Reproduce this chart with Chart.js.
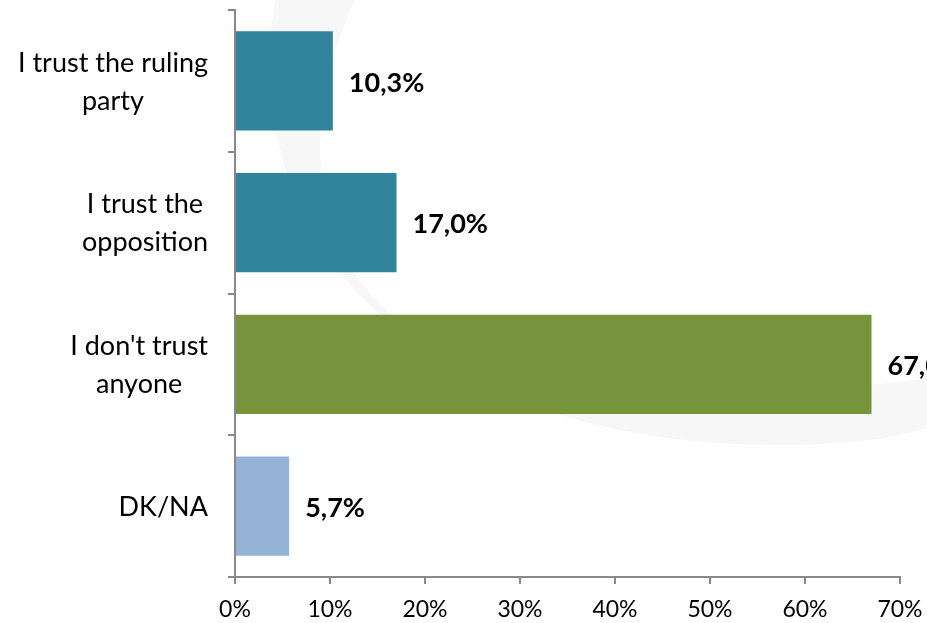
<!DOCTYPE html>
<html>
<head>
<meta charset="utf-8">
<script src="https://cdn.jsdelivr.net/npm/chart.js@4"></script>
<style>
  html, body { margin: 0; padding: 0; background: #fff; }
  #wrap { width: 927px; height: 623px; position: relative; }
</style>
</head>
<body>
<div id="wrap"><canvas id="trustChart"></canvas></div>
<script>
// chart data
const categories = [
  ['I trust the ruling', 'party'],
  ['I trust the', 'opposition'],
  ["I don't trust", 'anyone'],
  ['DK/NA']
];
const values = [10.3, 17.0, 67.0, 5.7];
const barColors = ['#31849B', '#31849B', '#77933C', '#95B3D7'];
const tickValues = [0, 10, 20, 30, 40, 50, 60, 70];

const FONT = 'Lato, "Open Sans", sans-serif';
const AXIS_GREY = '#898989';

// faint crescent watermark behind the plot
const backdrop = {
  id: 'backdrop',
  beforeDraw(chart) {
    const ctx = chart.ctx;
    ctx.save();
    ctx.fillStyle = '#f7f7f7';
    ctx.beginPath();
    ctx.moveTo(275, 0);
    ctx.bezierCurveTo(235, 250, 430, 445, 780, 445);
    ctx.bezierCurveTo(850, 445, 900, 437, 927, 428);
    ctx.lineTo(927, 378);
    ctx.bezierCurveTo(800, 398, 600, 395, 460, 352);
    ctx.bezierCurveTo(320, 305, 285, 150, 355, 0);
    ctx.closePath();
    ctx.fill();
    ctx.restore();
  }
};

// category labels, centred lines in a right-aligned block
const categoryLabels = {
  id: 'categoryLabels',
  afterDraw(chart) {
    const ctx = chart.ctx;
    const yScale = chart.scales.y;
    const right = 208;
    const lineH = 38;
    ctx.save();
    ctx.font = '27px ' + FONT;
    ctx.fillStyle = '#000';
    ctx.textBaseline = 'middle';
    ctx.textAlign = 'center';
    categories.forEach((lines, i) => {
      const cy = yScale.getPixelForValue(i) + 1;
      const w = Math.max(...lines.map(l => ctx.measureText(l).width));
      const cx = right - w / 2;
      const y0 = cy - (lines.length - 1) * lineH / 2;
      lines.forEach((l, j) => ctx.fillText(l, cx, y0 + j * lineH));
    });
    ctx.restore();
  }
};

// bold value labels after each bar
const valueLabels = {
  id: 'valueLabels',
  afterDatasetsDraw(chart) {
    const ctx = chart.ctx;
    const meta = chart.getDatasetMeta(0);
    ctx.save();
    ctx.font = 'bold 27px ' + FONT;
    ctx.fillStyle = '#000';
    ctx.textBaseline = 'middle';
    ctx.textAlign = 'left';
    meta.data.forEach((bar, i) => {
      const txt = values[i].toFixed(1).replace('.', ',') + '%';
      ctx.fillText(txt, bar.x + 16, bar.y + 2);
    });
    ctx.restore();
  }
};

new Chart(document.getElementById('trustChart'), {
  type: 'bar',
  data: {
    labels: categories.map(c => c.join(' ')),
    datasets: [{
      data: values,
      backgroundColor: barColors,
      barPercentage: 0.7,
      categoryPercentage: 1.0
    }]
  },
  options: {
    indexAxis: 'y',
    responsive: true,
    maintainAspectRatio: false,
    animation: false,
    layout: { padding: { top: 10, right: 27, bottom: 0, left: 0 } },
    plugins: {
      legend: { display: false },
      tooltip: { enabled: false }
    },
    scales: {
      x: {
        min: 0,
        max: 70,
        afterBuildTicks(scale) {
          scale.ticks = tickValues.map(v => ({ value: v }));
        },
        afterFit(scale) {
          scale.height = 46;
          scale.paddingLeft = 0;
          scale.paddingRight = 0;
        },
        border: { display: true, color: AXIS_GREY, width: 2 },
        grid: {
          drawOnChartArea: false,
          drawTicks: true,
          tickLength: 7,
          color: AXIS_GREY,
          lineWidth: 2
        },
        ticks: {
          color: '#000',
          padding: 12,
          font: { family: FONT, size: 23 },
          callback: v => v + '%'
        }
      },
      y: {
        offset: true,
        border: { display: true, color: AXIS_GREY, width: 2 },
        grid: {
          offset: true,
          drawOnChartArea: false,
          drawTicks: true,
          tickLength: 7,
          color: AXIS_GREY,
          lineWidth: 2
        },
        ticks: { display: false },
        afterFit(scale) {
          scale.width = 235;
        }
      }
    }
  },
  plugins: [backdrop, categoryLabels, valueLabels]
});
</script>
</body>
</html>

━━━━━━━━━━━━━━━━

- GIVEN INSTRUCTION
Print out the whole of the material word for word, without pictures.

- OUTPUT FOR THIS TASK
Reproduce this chart with Chart.js.
<!DOCTYPE html>
<html>
<head>
<meta charset="utf-8">
<script src="https://cdn.jsdelivr.net/npm/chart.js@4"></script>
<style>
  html, body { margin: 0; padding: 0; background: #fff; }
  #wrap { width: 927px; height: 623px; position: relative; }
</style>
</head>
<body>
<div id="wrap"><canvas id="trustChart"></canvas></div>
<script>
// chart data
const categories = [
  ['I trust the ruling', 'party'],
  ['I trust the', 'opposition'],
  ["I don't trust", 'anyone'],
  ['DK/NA']
];
const values = [10.3, 17.0, 67.0, 5.7];
const barColors = ['#31849B', '#31849B', '#77933C', '#95B3D7'];
const tickValues = [0, 10, 20, 30, 40, 50, 60, 70];

const FONT = 'Lato, "Open Sans", sans-serif';
const AXIS_GREY = '#898989';

// faint crescent watermark behind the plot
const backdrop = {
  id: 'backdrop',
  beforeDraw(chart) {
    const ctx = chart.ctx;
    ctx.save();
    ctx.fillStyle = '#f7f7f7';
    ctx.beginPath();
    ctx.moveTo(275, 0);
    ctx.bezierCurveTo(235, 250, 430, 445, 780, 445);
    ctx.bezierCurveTo(850, 445, 900, 437, 927, 428);
    ctx.lineTo(927, 378);
    ctx.bezierCurveTo(800, 398, 600, 395, 460, 352);
    ctx.bezierCurveTo(320, 305, 285, 150, 355, 0);
    ctx.closePath();
    ctx.fill();
    ctx.restore();
  }
};

// category labels, centred lines in a right-aligned block
const categoryLabels = {
  id: 'categoryLabels',
  afterDraw(chart) {
    const ctx = chart.ctx;
    const yScale = chart.scales.y;
    const right = 208;
    const lineH = 38;
    ctx.save();
    ctx.font = '27px ' + FONT;
    ctx.fillStyle = '#000';
    ctx.textBaseline = 'middle';
    ctx.textAlign = 'center';
    categories.forEach((lines, i) => {
      const cy = yScale.getPixelForValue(i) + 1;
      const w = Math.max(...lines.map(l => ctx.measureText(l).width));
      const cx = right - w / 2;
      const y0 = cy - (lines.length - 1) * lineH / 2;
      lines.forEach((l, j) => ctx.fillText(l, cx, y0 + j * lineH));
    });
    ctx.restore();
  }
};

// bold value labels after each bar
const valueLabels = {
  id: 'valueLabels',
  afterDatasetsDraw(chart) {
    const ctx = chart.ctx;
    const meta = chart.getDatasetMeta(0);
    ctx.save();
    ctx.font = 'bold 27px ' + FONT;
    ctx.fillStyle = '#000';
    ctx.textBaseline = 'middle';
    ctx.textAlign = 'left';
    meta.data.forEach((bar, i) => {
      const txt = values[i].toFixed(1).replace('.', ',') + '%';
      ctx.fillText(txt, bar.x + 16, bar.y + 2);
    });
    ctx.restore();
  }
};

new Chart(document.getElementById('trustChart'), {
  type: 'bar',
  data: {
    labels: categories.map(c => c.join(' ')),
    datasets: [{
      data: values,
      backgroundColor: barColors,
      barPercentage: 0.7,
      categoryPercentage: 1.0
    }]
  },
  options: {
    indexAxis: 'y',
    responsive: true,
    maintainAspectRatio: false,
    animation: false,
    layout: { padding: { top: 10, right: 27, bottom: 0, left: 0 } },
    plugins: {
      legend: { display: false },
      tooltip: { enabled: false }
    },
    scales: {
      x: {
        min: 0,
        max: 70,
        afterBuildTicks(scale) {
          scale.ticks = tickValues.map(v => ({ value: v }));
        },
        afterFit(scale) {
          scale.height = 46;
          scale.paddingLeft = 0;
          scale.paddingRight = 0;
        },
        border: { display: true, color: AXIS_GREY, width: 2 },
        grid: {
          drawOnChartArea: false,
          drawTicks: true,
          tickLength: 7,
          color: AXIS_GREY,
          lineWidth: 2
        },
        ticks: {
          color: '#000',
          padding: 12,
          font: { family: FONT, size: 23 },
          callback: v => v + '%'
        }
      },
      y: {
        offset: true,
        border: { display: true, color: AXIS_GREY, width: 2 },
        grid: {
          offset: true,
          drawOnChartArea: false,
          drawTicks: true,
          tickLength: 7,
          color: AXIS_GREY,
          lineWidth: 2
        },
        ticks: { display: false },
        afterFit(scale) {
          scale.width = 235;
        }
      }
    }
  },
  plugins: [backdrop, categoryLabels, valueLabels]
});
</script>
</body>
</html>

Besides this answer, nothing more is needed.